Cabo Verde conhece um aumento do endividamento e da dependência da poupança externa.Com uma balança corrente a atingir valores negativos na ordem dos 17.6% do PIB e perante uma redução do Investimento Directo Estrangeiro, a dívida externa tem de crescer. Ela atingiu níveis de crescimento da ordem dos 9% do PIB, em 2009 e a previsão de crescimento para 2010, é de 10% do PIB. É a solução encontrada para evitar a deterioração da posição externa de Cabo Verde.
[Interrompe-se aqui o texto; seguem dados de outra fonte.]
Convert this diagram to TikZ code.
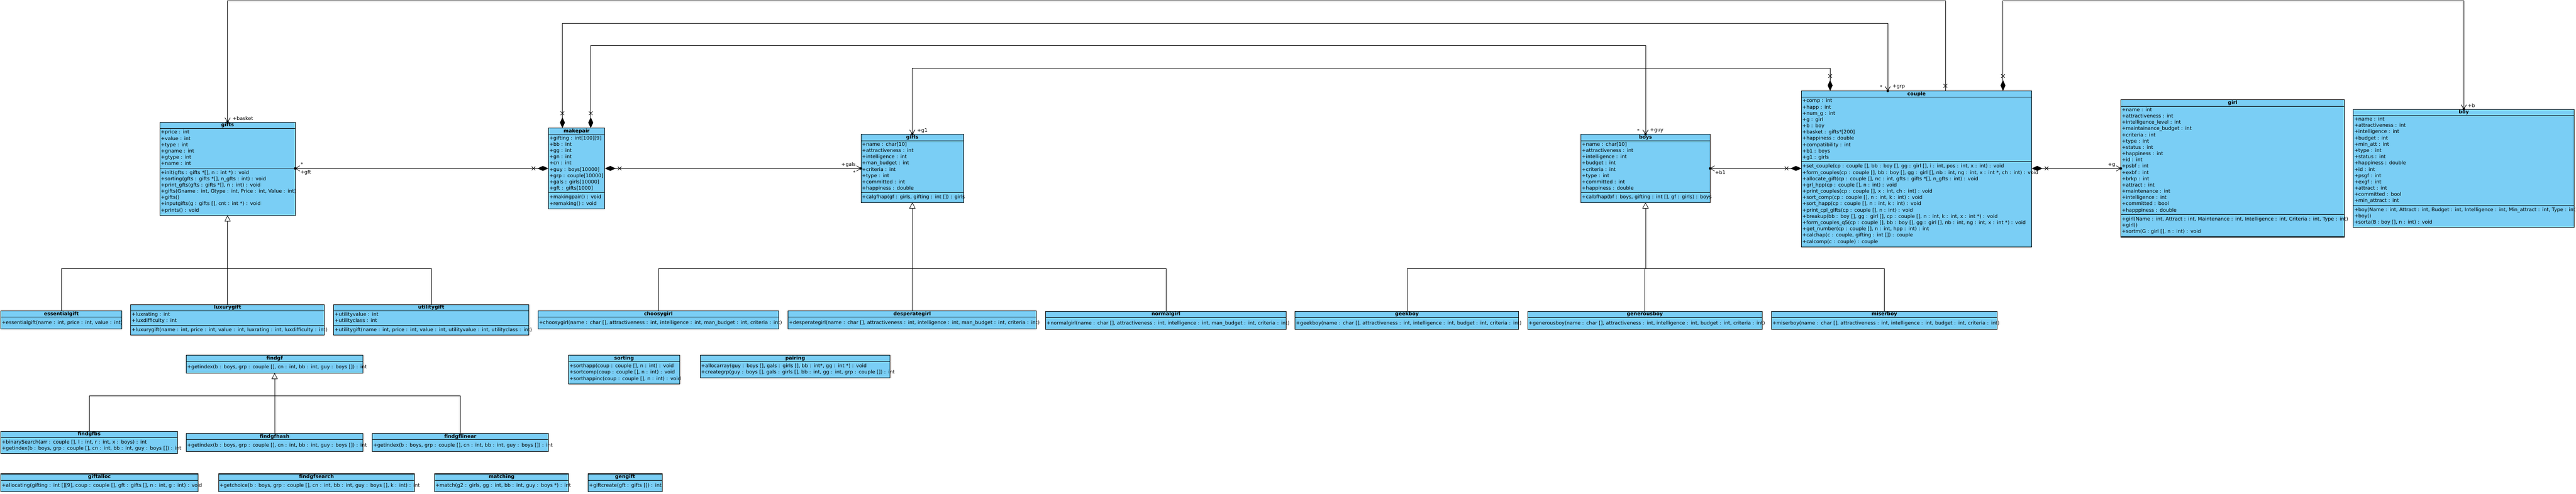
\documentclass[tikz,border=0pt]{standalone}
\usepackage{fontspec}
\setmainfont{DejaVu Sans}
\usetikzlibrary{positioning,fit,calc,arrows.meta,decorations.markings}

\definecolor{clsblue}{RGB}{122,206,245}

\newcommand{\umlclass}[7]{%
  \node[clstitle, minimum width=#4pt, anchor=north west] (#1-t) at (#2,#3) {#5};
  \node[clsattr, text width=#4pt, below=0pt of #1-t] (#1-a) {#6};
  \node[clsmeth, text width=#4pt, below=0pt of #1-a] (#1-m) {#7};
  \node[fit=(#1-t)(#1-m), inner sep=0pt] (#1) {};
}
\newcommand{\umlops}[6]{%
  \node[clstitle, minimum width=#4pt, anchor=north west] (#1-t) at (#2,#3) {#5};
  \node[clsmeth, text width=#4pt, minimum height=26pt, below=0pt of #1-t] (#1-m) {#6};
  \node[fit=(#1-t)(#1-m), inner sep=0pt] (#1) {};
}

\begin{document}
\begin{tikzpicture}[x=1pt, y=-1pt,
  clsbox/.style={draw, line width=1.2pt, fill=clsblue, outer sep=0pt, inner xsep=0pt,
    font=\fontsize{11}{14}\selectfont},
  clstitle/.style={clsbox, font=\fontsize{11}{14}\selectfont\bfseries, inner ysep=0pt,
    text height=9.8pt, text depth=4.2pt},
  clsattr/.style={clsbox, inner ysep=2pt,
    execute at begin node={\rightskip=-40pt plus 1fil\leftskip=2pt\strut},
    execute at end node={\strut}},
  clsmeth/.style={clsattr, inner ysep=4pt},
  assoc/.style={draw, line width=1pt},
  navcomp/.style={assoc, arrows={Straight Barb[length=9pt,width=12pt]-Diamond[length=24pt,width=11pt]},
    postaction={decorate, decoration={markings,
      mark=at position 0pt with {\fill (0,0) circle (3pt);},
      mark=at position -33pt with {\draw[-] (-4pt,-4pt) -- (4pt,4pt) (-4pt,4pt) -- (4pt,-4pt);}}}},
  navplain/.style={assoc, arrows={Straight Barb[length=9pt,width=12pt]-},
    postaction={decorate, decoration={markings,
      mark=at position 0pt with {\fill (0,0) circle (3pt);},
      mark=at position -11pt with {\draw[-] (-4pt,-4pt) -- (4pt,4pt) (-4pt,4pt) -- (4pt,-4pt);}}}},
  inh/.style={draw, line width=0.7pt, arrows={-Triangle[open, fill=white, length=13pt, width=13pt]}},
  lbl/.style={inner sep=0pt, font=\fontsize{11}{14}\selectfont}]

  \fill[white] (0,0) rectangle (5750,1102);
  \useasboundingbox (0,0) rectangle (5750,1102);

  \umlclass{gifts}{357}{273}{302}{gifts}
    {+price : int\\+value : int\\+type : int\\+gname : int\\+gtype : int\\+name : int}
    {+init(gfts : gifts *[], n : int *) : void\\+sorting(gfts : gifts *[], n\_gfts : int) : void\\+print\_gfts(gfts : gifts *[], n : int) : void\\+gifts(Gname : int, Gtype : int, Price : int, Value : int)\\+gifts()\\+inputgifts(g : gifts [], cnt : int *) : void\\+prints() : void}
  \umlclass{makepair}{1224}{286}{126}{makepair}
    {+gifting : int[100][9]\\+bb : int\\+gg : int\\+gn : int\\+cn : int\\+guy : boys[10000]\\+grp : couple[10000]\\+gals : girls[10000]\\+gft : gifts[1000]}
    {+makingpair() : void\\+remaking() : void}
  \umlclass{girls}{1922}{300}{229}{girls}
    {+name : char[10]\\+attractiveness : int\\+intelligence : int\\+man\_budget : int\\+criteria : int\\+type : int\\+committed : int\\+happiness : double}
    {+calgfhap(gf : girls, gifting : int []) : girls}
  \umlclass{boys}{3529}{300}{288}{boys}
    {+name : char[10]\\+attractiveness : int\\+intelligence : int\\+budget : int\\+criteria : int\\+type : int\\+committed : int\\+happiness : double}
    {+calbfhap(bf : boys, gifting : int [], gf : girls) : boys}
  \umlclass{couple}{4021}{203}{514}{couple}
    {+comp : int\\+happ : int\\+num\_g : int\\+g : girl\\+b : boy\\+basket : gifts*[200]\\+happiness : double\\+compatibility : int\\+b1 : boys\\+g1 : girls}
    {+set\_couple(cp : couple [], bb : boy [], gg : girl [], i : int, pos : int, x : int) : void\\+form\_couples(cp : couple [], bb : boy [], gg : girl [], nb : int, ng : int, x : int *, ch : int) : void\\+allocate\_gift(cp : couple [], nc : int, gfts : gifts *[], n\_gfts : int) : void\\+grl\_hpp(cp : couple [], n : int) : void\\+print\_couples(cp : couple [], x : int, ch : int) : void\\+sort\_comp(cp : couple [], n : int, k : int) : void\\+sort\_happ(cp : couple [], n : int, k : int) : void\\+print\_cpl\_gifts(cp : couple [], n : int) : void\\+breakup(bb : boy [], gg : girl [], cp : couple [], n : int, k : int, x : int *) : void\\+form\_couples\_q5(cp : couple [], bb : boy [], gg : girl [], nb : int, ng : int, x : int *) : void\\+get\_number(cp : couple [], n : int, hpp : int) : int\\+calchap(c : couple, gifting : int []) : couple\\+calcomp(c : couple) : couple}
  \umlclass{girl}{4734}{223}{499}{girl}
    {+name : int\\+attractiveness : int\\+intelligence\_level : int\\+maintainance\_budget : int\\+criteria : int\\+type : int\\+status : int\\+happiness : int\\+id : int\\+psbf : int\\+exbf : int\\+brkp : int\\+attract : int\\+maintenance : int\\+intelligence : int\\+committed : bool\\+happpiness : double}
    {+girl(Name : int, Attract : int, Maintenance : int, Intelligence : int, Criteria : int, Type : int)\\+girl()\\+sortm(G : girl [], n : int) : void}
  \umlclass{boy}{5253}{244}{493}{boy}
    {+name : int\\+attractiveness : int\\+intelligence : int\\+budget : int\\+min\_att : int\\+type : int\\+status : int\\+happiness : double\\+id : int\\+psgf : int\\+exgf : int\\+attract : int\\+committed : bool\\+min\_attract : int}
    {+boy(Name : int, Attract : int, Budget : int, Intelligence : int, Min\_attract : int, Type : int)\\+boy()\\+sorta(B : boy [], n : int) : void}

  \umlops{essentialgift}{2}{694}{270}{essentialgift}{+essentialgift(name : int, price : int, value : int)}
  \umlclass{luxurygift}{292}{680}{432}{luxurygift}
    {+luxrating : int\\+luxdifficulty : int}
    {+luxurygift(name : int, price : int, value : int, luxrating : int, luxdifficulty : int)}
  \umlclass{utilitygift}{745}{680}{435}{utilitygift}
    {+utilityvalue : int\\+utilityclass : int}
    {+utilitygift(name : int, price : int, value : int, utilityvalue : int, utilityclass : int)}
  \umlops{choosygirl}{1201}{694}{537}{choosygirl}{+choosygirl(name : char [], attractiveness : int, intelligence : int, man\_budget : int, criteria : int)}
  \umlops{desperategirl}{1759}{694}{554}{desperategirl}{+desperategirl(name : char [], attractiveness : int, intelligence : int, man\_budget : int, criteria : int)}
  \umlops{normalgirl}{2334}{695}{537}{normalgirl}{+normalgirl(name : char [], attractiveness : int, intelligence : int, man\_budget : int, criteria : int)}
  \umlops{geekboy}{2891}{695}{499}{geekboy}{+geekboy(name : char [], attractiveness : int, intelligence : int, budget : int, criteria : int)}
  \umlops{generousboy}{3410}{695}{523}{generousboy}{+generousboy(name : char [], attractiveness : int, intelligence : int, budget : int, criteria : int)}
  \umlops{miserboy}{3954}{695}{504}{miserboy}{+miserboy(name : char [], attractiveness : int, intelligence : int, budget : int, criteria : int)}

  \umlops{findgf}{416}{793}{394}{findgf}{+getindex(b : boys, grp : couple [], cn : int, bb : int, guy : boys []) : int}
  \umlops{findgfbs}{2}{963}{394}{findgfbs}{+binarySearch(arr : couple [], l : int, r : int, x : boys) : int\\+getindex(b : boys, grp : couple [], cn : int, bb : int, guy : boys []) : int}
  \umlops{findgfhash}{416}{968}{394}{findgfhash}{+getindex(b : boys, grp : couple [], cn : int, bb : int, guy : boys []) : int}
  \umlops{findgflinear}{831}{968}{393}{findgflinear}{+getindex(b : boys, grp : couple [], cn : int, bb : int, guy : boys []) : int}
  \umlops{giftalloc}{2}{1058}{440}{giftalloc}{+allocating(gifting : int [][9], coup : couple [], gft : gifts [], n : int, g : int) : void}
  \umlops{findgfsearch}{488}{1058}{437}{findgfsearch}{+getchoice(b : boys, grp : couple [], cn : int, bb : int, guy : boys [], k : int) : int}
  \umlops{matching}{970}{1058}{299}{matching}{+match(g2 : girls, gg : int, bb : int, guy : boys *) : int}
  \umlops{gengift}{1313}{1058}{165}{gengift}{+giftcreate(gft : gifts []) : int}
  \umlops{sorting}{1269}{793}{248}{sorting}{+sorthapp(coup : couple [], n : int) : void\\+sortcomp(coup : couple [], n : int) : void\\+sorthappinc(coup : couple [], n : int) : void}
  \umlops{pairing}{1563}{793}{424}{pairing}{+allocarray(guy : boys [], gals : girls [], bb : int*, gg : int *) : void\\+creategrp(guy : boys [], gals : girls [], bb : int, gg : int, grp : couple []) : int}

  \coordinate (ytop) at (0,2);
  \coordinate (ygrp) at (0,52);
  \coordinate (yguy) at (0,102);
  \coordinate (yg1) at (0,152);
  \coordinate (ymid) at (0,376);
  \coordinate (ybus) at (0,600);
  \coordinate (yfind) at (0,883);
  \coordinate (cp1) at ($(couple.north west)!.125!(couple.north east)$);
  \coordinate (cp3) at ($(couple.north west)!.375!(couple.north east)$);
  \coordinate (cp5) at ($(couple.north west)!.625!(couple.north east)$);
  \coordinate (cp7) at ($(couple.north west)!.875!(couple.north east)$);
  \coordinate (mp1) at ($(makepair.north west)!.25!(makepair.north east)$);
  \coordinate (mp3) at ($(makepair.north west)!.75!(makepair.north east)$);

  \draw[navplain] (gifts.north) -- (gifts.north |- ytop) -- (cp5 |- ytop) -- (cp5);
  \draw[navcomp] (cp3) -- (cp3 |- ygrp) -- (mp1 |- ygrp) -- (mp1);
  \draw[navcomp] (boys.north) -- (boys.north |- yguy) -- (mp3 |- yguy) -- (mp3);
  \draw[navcomp] (girls.north) -- (girls.north |- yg1) -- (cp1 |- yg1) -- (cp1);
  \draw[navcomp] (boy.north) -- (boy.north |- ytop) -- (cp7 |- ytop) -- (cp7);
  \draw[navcomp] (gifts.east |- ymid) -- (makepair.west |- ymid);
  \draw[navcomp] (girls.west |- ymid) -- (makepair.east |- ymid);
  \draw[navcomp] (boys.east |- ymid) -- (couple.west |- ymid);
  \draw[navcomp] (girl.west |- ymid) -- (couple.east |- ymid);

  \draw[inh] (essentialgift.north) |- (gifts.south |- ybus) -- (gifts.south);
  \draw[inh] (luxurygift.north) |- (gifts.south |- ybus) -- (gifts.south);
  \draw[inh] (utilitygift.north) |- (gifts.south |- ybus) -- (gifts.south);
  \draw[inh] (choosygirl.north) |- (girls.south |- ybus) -- (girls.south);
  \draw[inh] (desperategirl.north) |- (girls.south |- ybus) -- (girls.south);
  \draw[inh] (normalgirl.north) |- (girls.south |- ybus) -- (girls.south);
  \draw[inh] (geekboy.north) |- (boys.south |- ybus) -- (boys.south);
  \draw[inh] (generousboy.north) |- (boys.south |- ybus) -- (boys.south);
  \draw[inh] (miserboy.north) |- (boys.south |- ybus) -- (boys.south);
  \draw[inh] (findgfbs.north) |- (findgf.south |- yfind) -- (findgf.south);
  \draw[inh] (findgfhash.north) |- (findgf.south |- yfind) -- (findgf.south);
  \draw[inh] (findgflinear.north) |- (findgf.south |- yfind) -- (findgf.south);

  \node[lbl, anchor=west] (basketlbl) at (519,264) {+basket};
  \node[lbl] (gftmul) at (674,367) {*};
  \node[lbl, anchor=west] (gftlbl) at (670,385) {+gft};
  \node[lbl, anchor=west] (galslbl) at (1878,368) {+gals};
  \node[lbl] (galsmul) at (1907,385) {*};
  \node[lbl, anchor=west] (g1lbl) at (2047,292) {+g1};
  \node[lbl] (guymul) at (3657,292) {*};
  \node[lbl, anchor=west] (guylbl) at (3683,292) {+guy};
  \node[lbl] (grpmul) at (4199,194) {*};
  \node[lbl, anchor=west] (grplbl) at (4224,194) {+grp};
  \node[lbl, anchor=west] (b1lbl) at (3828,385) {+b1};
  \node[lbl, anchor=west] (glbl) at (4705,368) {+g};
  \node[lbl, anchor=west] (blbl) at (5508,236) {+b};
\end{tikzpicture}
\end{document}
O endividamento interno líquido que era de 1.5% do PIB, em 2009, deve passar para 2.5% do PIB, em 2010, podendo vir a ultrapassar o limite dos 3%, quando o orçamento for rectificado, incluindo nomeadamente a contrapartida do Estado para o financiamento do pacote "Casa para Todos" (entre 0.7 e 1.4% do PIB). O stock da divida pública global incluindo a dívida contingente deve ultrapassar os 85% do PIB. Quando, em breve, for contabilizado os 200.000.000 de euros de divida a ser contratada no quadro do programa "Casa para Todos", a dimensão da dívida pública poderá vir a ser igual ao PIB. Esta é a factura que a economia está a receber dos excessos da despesa pública.
Cabo Verde está cada vez mais desigual. O desemprego, de acordo com uma análise cruzada dos dados do inquérito do IEFP de 2008, atinge valores acima dos 23%. O desemprego jovem é de cerca de 46%, sendo Santiago e São Vicente as ilhas mais afectadas. A taxa de desemprego dos jovens urbanos é o dobro da dos jovens rurais. Os números do desemprego são, sob todas as perspectivas, muito preocupantes, criando uma grave situação de pobreza e de falta de perspectivas. O Inquérito ao Emprego pode ser, assim, apenas uma pálida imagem da grave situação que se vive no País.
Os indicadores de qualidade de vida como a origem da água por Ilha, o tipo de energia para a iluminação, o tipo de energia para a preparação de alimentos, a evacuação das águas residuais e a existência de casa de banho, apontam para fortes disparidades entre regiões e Ilhas. São Vicente, Sal e Praia urbano, por ordem decrescente, são os pontos com melhores indicadores.
Presumo que nenhuma das componentes do trilema - uma economia em declínio e endividada, um Estado pesado e, por vezes, opressor e uma sociedade desigual - é combatida, forte e eficazmente, no Orçamento para 2010. Em vésperas de um ano eleitoral, poucos se preocupam com a necessária estratégia orçamental para 2011. Resta a esperança, "o sonho do homem acordado", nas palavras de Aristóteles.